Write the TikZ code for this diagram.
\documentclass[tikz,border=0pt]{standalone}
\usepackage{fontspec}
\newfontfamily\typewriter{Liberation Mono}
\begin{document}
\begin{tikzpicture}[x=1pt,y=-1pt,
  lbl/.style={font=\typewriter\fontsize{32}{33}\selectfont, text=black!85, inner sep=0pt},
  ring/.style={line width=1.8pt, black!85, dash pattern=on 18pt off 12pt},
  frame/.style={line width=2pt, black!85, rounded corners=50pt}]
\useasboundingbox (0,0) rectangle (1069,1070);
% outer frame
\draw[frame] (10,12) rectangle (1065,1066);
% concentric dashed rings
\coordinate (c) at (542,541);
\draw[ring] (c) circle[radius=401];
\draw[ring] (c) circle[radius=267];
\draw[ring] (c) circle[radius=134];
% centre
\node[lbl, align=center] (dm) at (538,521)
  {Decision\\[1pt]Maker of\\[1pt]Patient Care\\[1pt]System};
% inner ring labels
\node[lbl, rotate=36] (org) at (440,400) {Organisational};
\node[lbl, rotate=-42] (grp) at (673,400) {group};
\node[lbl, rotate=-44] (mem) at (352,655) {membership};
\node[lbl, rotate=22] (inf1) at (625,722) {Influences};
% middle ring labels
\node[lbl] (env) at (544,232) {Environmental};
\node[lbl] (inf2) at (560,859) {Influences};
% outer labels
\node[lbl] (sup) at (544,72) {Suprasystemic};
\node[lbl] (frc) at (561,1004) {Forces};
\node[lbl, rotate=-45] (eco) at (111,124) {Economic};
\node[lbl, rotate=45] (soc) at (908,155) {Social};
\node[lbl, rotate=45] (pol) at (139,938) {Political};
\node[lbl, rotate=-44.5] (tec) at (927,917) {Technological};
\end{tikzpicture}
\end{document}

- - -

Copy down the material exactly as written.

Write the TikZ code for this diagram.
\documentclass[tikz,border=0pt]{standalone}
\usepackage{fontspec}
\newfontfamily\typewriter{Liberation Mono}
\begin{document}
\begin{tikzpicture}[x=1pt,y=-1pt,
  lbl/.style={font=\typewriter\fontsize{32}{33}\selectfont, text=black!85, inner sep=0pt},
  ring/.style={line width=1.8pt, black!85, dash pattern=on 18pt off 12pt},
  frame/.style={line width=2pt, black!85, rounded corners=50pt}]
\useasboundingbox (0,0) rectangle (1069,1070);
% outer frame
\draw[frame] (10,12) rectangle (1065,1066);
% concentric dashed rings
\coordinate (c) at (542,541);
\draw[ring] (c) circle[radius=401];
\draw[ring] (c) circle[radius=267];
\draw[ring] (c) circle[radius=134];
% centre
\node[lbl, align=center] (dm) at (538,521)
  {Decision\\[1pt]Maker of\\[1pt]Patient Care\\[1pt]System};
% inner ring labels
\node[lbl, rotate=36] (org) at (440,400) {Organisational};
\node[lbl, rotate=-42] (grp) at (673,400) {group};
\node[lbl, rotate=-44] (mem) at (352,655) {membership};
\node[lbl, rotate=22] (inf1) at (625,722) {Influences};
% middle ring labels
\node[lbl] (env) at (544,232) {Environmental};
\node[lbl] (inf2) at (560,859) {Influences};
% outer labels
\node[lbl] (sup) at (544,72) {Suprasystemic};
\node[lbl] (frc) at (561,1004) {Forces};
\node[lbl, rotate=-45] (eco) at (111,124) {Economic};
\node[lbl, rotate=45] (soc) at (908,155) {Social};
\node[lbl, rotate=45] (pol) at (139,938) {Political};
\node[lbl, rotate=-44.5] (tec) at (927,917) {Technological};
\end{tikzpicture}
\end{document}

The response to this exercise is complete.